Because of the Kv1.5 just located in atria, the channel is a promising target for the development of new safe antiarrhythmic drugs to prevent atrial fibrillation and without a risk of ventricular proarrhythmia. However, In patients in chronic artrial fibrillation, the action potential duration in atria is significantly prolongated due to both blockage of Ica,L and IKur. Accordingly, it is not expected what will be happened by use of IKur blocker to treat the patient with chronic AF. In a rat, rapid atrial pacing just immediately and transiently increases the mRNA of Kv1.5 rather than the ones of KCNQ1 and hERG. It shows that Kv4.3 at least in part contribute to the rapid shortening of the atrial refractoriness at the onset of AF. Therefore, the selective blockers of IKur counteract the shortening of atrial action potential duration at rapid rate state. From mentioned above, application of IKur selective blocker in clinical is a challege job in the future.
Kir2.1 and Kir3
Inward rectifiers (Kir) is composed of a large family of potassium channel. Among them, only two subfamilies (Kir2 and Kir3) share great structural similarity and underlie classical ‘strong inwardly rectifying currents’ originally observed in skeletal and cardiac muscle. In cardiac tissue, there are only two similar types of these currents: (1) IK1, as a constitutively active Kir current, is more prominent in ventricular tissue, and (2) IK,Ach, as a receptor-activated Kir current, is more prominent in atrial tissue, as well as in SA node and AV node. There are two common features of the kir2 and Kir3. one is a strongly voltage-dependent decline of potassium conductance upon membrane depolarization producing a characteristic region of so-called ‘negative slope’ conductance. Another unique property of Kir currents is the unusual dependence of rectification on extracellular K+. In order to comprehend the two characters of Kir channel, firstly to fully the molecular basis of the channels.

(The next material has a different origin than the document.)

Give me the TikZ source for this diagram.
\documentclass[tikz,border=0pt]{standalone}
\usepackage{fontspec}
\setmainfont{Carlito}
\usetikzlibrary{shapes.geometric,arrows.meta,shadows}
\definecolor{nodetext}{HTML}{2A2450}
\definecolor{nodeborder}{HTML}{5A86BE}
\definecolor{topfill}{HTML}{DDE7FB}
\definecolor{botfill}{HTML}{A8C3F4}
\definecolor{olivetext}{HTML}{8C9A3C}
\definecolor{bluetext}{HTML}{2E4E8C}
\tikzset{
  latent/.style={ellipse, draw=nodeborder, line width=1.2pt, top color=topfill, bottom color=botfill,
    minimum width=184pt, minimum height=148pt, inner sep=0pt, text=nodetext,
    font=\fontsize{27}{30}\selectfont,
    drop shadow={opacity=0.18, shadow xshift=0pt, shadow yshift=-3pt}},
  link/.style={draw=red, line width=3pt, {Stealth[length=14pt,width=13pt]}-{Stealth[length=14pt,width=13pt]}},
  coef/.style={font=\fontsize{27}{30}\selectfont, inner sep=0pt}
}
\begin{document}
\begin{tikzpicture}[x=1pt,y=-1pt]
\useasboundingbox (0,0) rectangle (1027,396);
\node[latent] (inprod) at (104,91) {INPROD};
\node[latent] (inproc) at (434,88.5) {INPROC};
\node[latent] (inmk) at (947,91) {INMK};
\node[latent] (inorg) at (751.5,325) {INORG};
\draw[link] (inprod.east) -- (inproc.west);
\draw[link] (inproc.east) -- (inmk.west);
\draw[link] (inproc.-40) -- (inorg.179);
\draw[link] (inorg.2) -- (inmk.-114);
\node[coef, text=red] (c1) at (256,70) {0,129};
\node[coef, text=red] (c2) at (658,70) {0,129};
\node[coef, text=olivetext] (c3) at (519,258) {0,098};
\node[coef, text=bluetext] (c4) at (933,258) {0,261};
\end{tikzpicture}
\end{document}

Fig. 4.The family of inward rectifier potassium channels. All members of this family share significant structural similarity, but only Kir2 and Kir3 subfamilies represent channels carrying classical strongly rectifying currents.
In human heart, the distribution of IK1 and IK,Ach has distinct region. IK1 is more prominent in the ventricles, including Purkinje myocytes. IK,Ach has generally an opposite distribution to that of IK1. It is more prominent in the atria than in ventricles. Similarity, the current density of IK1 and IK,Ach may vary across the ventricular or atrial tissues, distinctively. About the subunit composition of IK,Ach, under normal conditions native IK,Ach channels are heteromers of Kir3.1/ Kir3.4 subunits. However, recent data suggest that Kir3.4 subunit alone has similar function with the native IK,Ach. Comparision with IK,Ach, IK1 is formed by coassembly of the Kir2.1.x subfamily of proteins (Kir 2.1, 2.2, and 2.3) with Kir2.1 the most abundant subtype in ventricular tissue.